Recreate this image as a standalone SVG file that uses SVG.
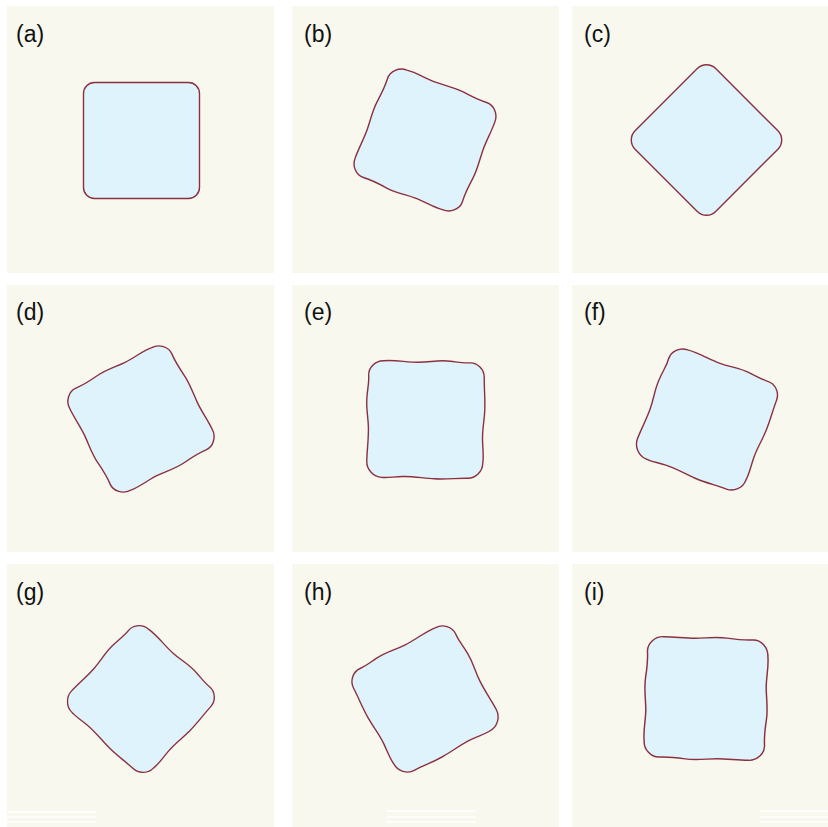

---

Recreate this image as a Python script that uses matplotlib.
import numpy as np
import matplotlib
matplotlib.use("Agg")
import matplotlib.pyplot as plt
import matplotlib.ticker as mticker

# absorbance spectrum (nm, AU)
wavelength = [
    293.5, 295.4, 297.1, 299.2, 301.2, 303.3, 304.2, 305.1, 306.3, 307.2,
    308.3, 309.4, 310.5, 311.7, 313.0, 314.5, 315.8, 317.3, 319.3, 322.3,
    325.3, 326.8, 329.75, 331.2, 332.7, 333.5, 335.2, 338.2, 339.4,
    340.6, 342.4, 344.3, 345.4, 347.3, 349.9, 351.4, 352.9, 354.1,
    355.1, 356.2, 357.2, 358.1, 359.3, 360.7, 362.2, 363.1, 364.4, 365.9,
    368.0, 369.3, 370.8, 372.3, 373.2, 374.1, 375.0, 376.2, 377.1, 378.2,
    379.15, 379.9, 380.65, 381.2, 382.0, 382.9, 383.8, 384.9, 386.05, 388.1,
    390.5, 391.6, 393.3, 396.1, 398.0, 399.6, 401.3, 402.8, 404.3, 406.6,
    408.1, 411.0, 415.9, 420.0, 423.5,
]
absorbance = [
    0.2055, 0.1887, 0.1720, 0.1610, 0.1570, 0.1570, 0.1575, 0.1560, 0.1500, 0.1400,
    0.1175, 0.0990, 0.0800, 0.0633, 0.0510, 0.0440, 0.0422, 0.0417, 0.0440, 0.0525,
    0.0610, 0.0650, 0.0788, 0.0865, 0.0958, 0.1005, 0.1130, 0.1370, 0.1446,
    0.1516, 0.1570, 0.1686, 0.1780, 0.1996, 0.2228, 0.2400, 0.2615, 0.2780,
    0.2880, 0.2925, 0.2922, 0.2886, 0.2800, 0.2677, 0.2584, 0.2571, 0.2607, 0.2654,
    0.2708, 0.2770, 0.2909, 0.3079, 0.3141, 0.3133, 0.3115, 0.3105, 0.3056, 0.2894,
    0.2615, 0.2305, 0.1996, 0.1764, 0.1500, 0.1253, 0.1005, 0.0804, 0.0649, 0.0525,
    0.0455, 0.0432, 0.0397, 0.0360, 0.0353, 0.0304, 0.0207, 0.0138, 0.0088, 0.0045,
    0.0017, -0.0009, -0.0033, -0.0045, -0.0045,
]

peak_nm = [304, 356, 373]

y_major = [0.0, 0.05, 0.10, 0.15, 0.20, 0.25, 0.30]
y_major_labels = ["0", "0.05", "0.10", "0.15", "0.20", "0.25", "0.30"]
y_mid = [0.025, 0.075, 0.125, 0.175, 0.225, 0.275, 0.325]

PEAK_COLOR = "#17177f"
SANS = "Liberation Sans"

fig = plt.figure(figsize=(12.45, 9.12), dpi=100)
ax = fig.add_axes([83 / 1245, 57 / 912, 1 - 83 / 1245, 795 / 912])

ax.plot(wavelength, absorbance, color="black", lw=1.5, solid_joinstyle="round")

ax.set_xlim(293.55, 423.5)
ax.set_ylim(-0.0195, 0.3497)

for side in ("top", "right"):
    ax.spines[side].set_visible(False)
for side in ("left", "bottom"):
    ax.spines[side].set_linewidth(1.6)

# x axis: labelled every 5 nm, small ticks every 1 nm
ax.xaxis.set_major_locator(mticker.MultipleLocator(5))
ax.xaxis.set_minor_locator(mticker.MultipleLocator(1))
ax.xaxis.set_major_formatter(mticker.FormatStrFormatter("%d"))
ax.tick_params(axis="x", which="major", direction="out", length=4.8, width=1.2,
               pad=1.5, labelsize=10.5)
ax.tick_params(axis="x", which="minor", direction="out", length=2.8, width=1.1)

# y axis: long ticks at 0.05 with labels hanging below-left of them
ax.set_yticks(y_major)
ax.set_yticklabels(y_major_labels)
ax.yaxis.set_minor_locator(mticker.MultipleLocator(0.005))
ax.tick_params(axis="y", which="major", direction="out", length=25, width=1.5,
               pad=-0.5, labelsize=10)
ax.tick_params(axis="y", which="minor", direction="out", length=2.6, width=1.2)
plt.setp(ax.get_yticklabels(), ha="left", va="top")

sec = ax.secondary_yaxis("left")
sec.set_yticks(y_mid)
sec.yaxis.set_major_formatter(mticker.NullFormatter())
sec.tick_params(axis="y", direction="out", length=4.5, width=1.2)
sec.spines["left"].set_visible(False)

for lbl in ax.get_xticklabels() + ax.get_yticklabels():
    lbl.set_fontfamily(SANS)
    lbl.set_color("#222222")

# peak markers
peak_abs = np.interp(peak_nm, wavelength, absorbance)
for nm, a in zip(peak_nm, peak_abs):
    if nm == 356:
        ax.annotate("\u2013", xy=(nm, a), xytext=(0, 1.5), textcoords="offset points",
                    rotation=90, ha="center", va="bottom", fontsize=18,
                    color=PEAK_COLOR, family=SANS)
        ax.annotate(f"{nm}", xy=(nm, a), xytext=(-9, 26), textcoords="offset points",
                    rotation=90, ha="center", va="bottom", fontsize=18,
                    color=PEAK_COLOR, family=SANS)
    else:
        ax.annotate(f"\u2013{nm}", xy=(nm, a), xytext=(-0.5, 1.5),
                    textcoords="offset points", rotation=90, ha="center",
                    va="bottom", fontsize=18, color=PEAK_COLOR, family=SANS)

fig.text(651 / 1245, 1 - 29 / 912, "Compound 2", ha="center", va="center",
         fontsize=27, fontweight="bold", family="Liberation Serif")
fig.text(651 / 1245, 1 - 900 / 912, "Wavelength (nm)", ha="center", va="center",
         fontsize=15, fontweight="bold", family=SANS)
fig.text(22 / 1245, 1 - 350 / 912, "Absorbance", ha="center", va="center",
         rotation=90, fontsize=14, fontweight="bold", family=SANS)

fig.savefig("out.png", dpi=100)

▶ Your objective
Repeat exactly the lines from the one containing "Recreate this image as a Python" through the one containing "import matplotlib.ticker as mticker", both included, and nothing else.

▶ Answer to the task
Recreate this image as a Python script that uses matplotlib.
import numpy as np
import matplotlib
matplotlib.use("Agg")
import matplotlib.pyplot as plt
import matplotlib.ticker as mticker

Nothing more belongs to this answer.